Luzirene Lustosa (through translator): In the beginning, we didn't realize that the Brazil nuts would work out. The price was really low. It had no value, and we didn't have a market. But a small group believed that it could work.
The cooperative, now run almost entirely by women, processes and sells refined Brazil nut oil to the eco-friendly cosmetic giant Natura. It also supplies nuts to more than 42,000 children for school meals, among other contracts.
And for local women like, Ana Maria Medina, it's providing valuable employment. COOPAVAM not only buys Brazil nuts from indigenous lands like the Mundurukus'. They also buy from the cooperative's own 20,000-acre forest reserve.

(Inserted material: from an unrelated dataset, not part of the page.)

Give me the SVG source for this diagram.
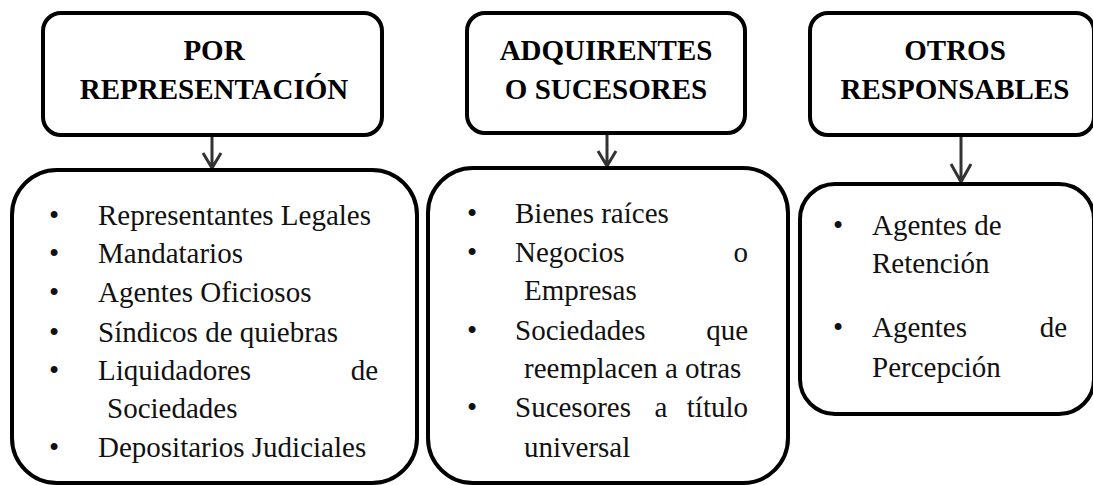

Agrarian settlements in the Amazon like this one come with the mandate that only 20 percent of the forest can be cleared for farming, a law that's more often broken than followed. And Lustosa says it would have been the same here.
Luzirene Lustosa (through translator): In the beginning, people didn't accept that. They would say, why would we want a reserve? We need that land for farming. There was even talk about digging up the reserve so people could deforest, because our individual plots were so small.
We didn't know that if we kept it standing, we would have what we have today.
Now Lustosa says everyone's talking about planting more trees.
Paulo Nunes says, through this project, farmers and indigenous people in the Amazon are now working together to save the rain forest and to create sustainable livelihoods. The potential, he says, is enormous. They just need everyone else to get on board.
Paulo Nunes (through translator): What we're doing is to prove that this is viable, so that the government and the financial institutions can see that it works, that it's worth investing in, because the economics are sound. We believe that, over time, it will be possible to bring about this transformation, this change.
Nunes says Brazil's future, and the world's, hangs in the balance.
For the "PBS NewsHour," I'm Sam Eaton, Mato Grosso, Brazil.